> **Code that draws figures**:
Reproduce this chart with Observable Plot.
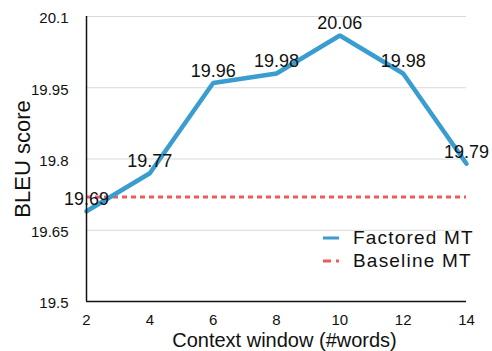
<!DOCTYPE html>
<html>
<head>
<meta charset="utf-8">
<script src="https://cdn.jsdelivr.net/npm/d3@7"></script>
<script src="https://cdn.jsdelivr.net/npm/@observablehq/plot@0.6"></script>
<style>
  body { margin: 0; background: #fff; font-family: "Liberation Sans", Arial, Helvetica, sans-serif; }
  #wrap { position: relative; width: 492px; height: 351px; }
  .legend { position: absolute; left: 323px; top: 226.5px; font-size: 19px; letter-spacing: 1.2px; color: #111; }
  .legend .row { display: flex; align-items: center; height: 23px; }
  .legend svg { margin-right: 14px; flex: none; }
</style>
</head>
<body>
<div id="wrap"></div>
<script>
// BLEU score by context window size
const contextWindow = [2, 4, 6, 8, 10, 12, 14];
const factoredBleu = [19.69, 19.77, 19.96, 19.98, 20.06, 19.98, 19.79];
const baselineBleu = 19.72;

const xTicks = [2, 4, 6, 8, 10, 12, 14];
const yTicks = [19.5, 19.65, 19.8, 19.95, 20.1];

const seriesNames = ["Factored MT", "Baseline MT"];
const seriesColors = ["#3a9dd0", "#f05a5a"];
const xTitle = "Context window (#words)";
const yTitle = "BLEU score";

const points = contextWindow.map((w, i) => ({window: w, bleu: factoredBleu[i]}));

const chart = Plot.plot({
  width: 492,
  height: 351,
  marginLeft: 86,
  marginRight: 26,
  marginTop: 16,
  marginBottom: 50,
  style: {fontFamily: "'Liberation Sans', Arial, Helvetica, sans-serif", background: "#fff", color: "#111"},
  x: {domain: [xTicks[0], xTicks[xTicks.length - 1]]},
  y: {domain: [yTicks[0], yTicks[yTicks.length - 1]]},
  marks: [
    Plot.gridY(yTicks.slice(1), {stroke: "#d9d9d9", strokeOpacity: 1, strokeWidth: 1}),
    Plot.ruleY([baselineBleu], {stroke: seriesColors[1], strokeWidth: 3, strokeDasharray: "5,4"}),
    Plot.line(points, {x: "window", y: "bleu", stroke: seriesColors[0], strokeWidth: 4.5, strokeLinejoin: "miter"}),
    Plot.ruleX([xTicks[0]], {stroke: "#111", strokeWidth: 1.5}),
    Plot.ruleY([yTicks[0]], {stroke: "#111", strokeWidth: 1.5}),
    Plot.axisY(yTicks, {tickSize: 0, tickPadding: 18, fontSize: 15, dy: 2, tickFormat: d => `${d}`, label: null}),
    Plot.axisX(xTicks, {tickSize: 0, tickPadding: 12.5, fontSize: 15, tickFormat: d => `${d}`, label: null}),
    Plot.text(points, {x: "window", y: "bleu", text: d => d.bleu.toFixed(2), dy: -12, fontSize: 18, fill: "#111"}),
    Plot.text([yTitle], {text: d => d, frameAnchor: "left", textAnchor: "middle", lineAnchor: "middle", dx: -63.5, rotate: -90, fontSize: 22, fill: "#111"}),
    Plot.text([xTitle], {text: d => d, frameAnchor: "bottom", textAnchor: "middle", lineAnchor: "middle", dx: 8, dy: 39.5, fontSize: 20, fill: "#111"})
  ]
});

const wrap = document.getElementById("wrap");
wrap.appendChild(chart);

// legend inside the plot area
const legend = document.createElement("div");
legend.className = "legend";
const swatches = [
  `<svg width="16" height="4"><line x1="0" y1="2" x2="16" y2="2" stroke="${seriesColors[0]}" stroke-width="3"/></svg>`,
  `<svg width="16" height="4"><line x1="0" y1="2" x2="16" y2="2" stroke="${seriesColors[1]}" stroke-width="3" stroke-dasharray="8,5"/></svg>`
];
seriesNames.forEach((name, i) => {
  const row = document.createElement("div");
  row.className = "row";
  row.innerHTML = swatches[i] + `<span>${name}</span>`;
  legend.appendChild(row);
});
wrap.appendChild(legend);
</script>
</body>
</html>
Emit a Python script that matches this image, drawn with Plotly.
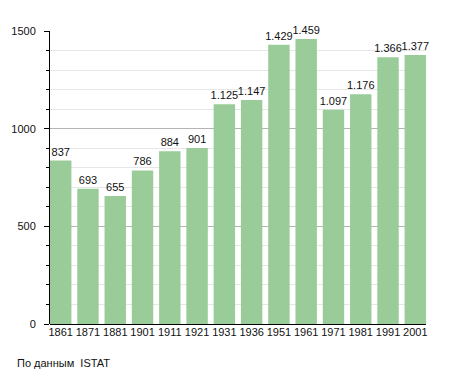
import plotly.graph_objects as go

years = ["1861", "1871", "1881", "1901", "1911", "1921", "1931", "1936",
         "1951", "1961", "1971", "1981", "1991", "2001"]
population = [837, 693, 655, 786, 884, 901, 1125, 1147,
              1429, 1459, 1097, 1176, 1366, 1377]
y_ticks = [0, 500, 1000, 1500]
source_note = "По данным  ISTAT"

labels = [f"{v:,}".replace(",", ".") for v in population]

bargap = 0.215
half = (1 - bargap) / 2

fig = go.Figure()
fig.add_trace(go.Bar(
    x=years, y=population,
    marker=dict(color="#99cc99", line=dict(width=0)),
    text=labels, textposition="outside", constraintext="none",
    textfont=dict(family="Liberation Sans, Arial, sans-serif", size=11, color="#111"),
    cliponaxis=False,
))

# page body has an 8px margin; shrink the figure so the plot lands where the reference has it
fig.update_layout(
    width=447, height=365,
    margin=dict(l=42, r=29, t=23, b=49),
    paper_bgcolor="white", plot_bgcolor="white",
    bargap=bargap,
    showlegend=False,
    font=dict(family="Liberation Sans, Arial, sans-serif", size=11, color="#111"),
)
fig.update_xaxes(
    type="category",
    range=[-half, len(years) - 1 + half],
    showgrid=False, showline=False, ticks="",
    tickfont=dict(size=11, color="#111"),
    automargin=False,
    fixedrange=True,
)
fig.update_yaxes(
    range=[0, 1500],
    tickvals=y_ticks,
    showgrid=True, gridcolor="#b4b4b4", gridwidth=1,
    showline=True, linecolor="black", linewidth=1,
    ticks="outside", ticklen=5, tickcolor="black",
    ticklabelstandoff=6,
    tickfont=dict(size=11, color="#111"),
    zeroline=True, zerolinecolor="black", zerolinewidth=1,
    minor=dict(dtick=100, showgrid=True, gridcolor="#e6e6e6",
               ticks="outside", ticklen=3, tickcolor="black"),
    automargin=False,
    fixedrange=True,
)
fig.add_annotation(
    text=source_note, xref="paper", yref="paper",
    x=-35/376, y=-31/293, xanchor="left", yanchor="top",
    showarrow=False, font=dict(size=11, color="#111"),
)

fig.write_html("out.html")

> **Written instruction**:
Where a line of the data holds "script", show that line.

> **Response**:
<script src="https://cdn.jsdelivr.net/npm/d3@7"></script>
<script src="https://cdn.jsdelivr.net/npm/@observablehq/plot@0.6"></script>
<script>
</script>
Emit a Python script that matches this image, drawn with Plotly.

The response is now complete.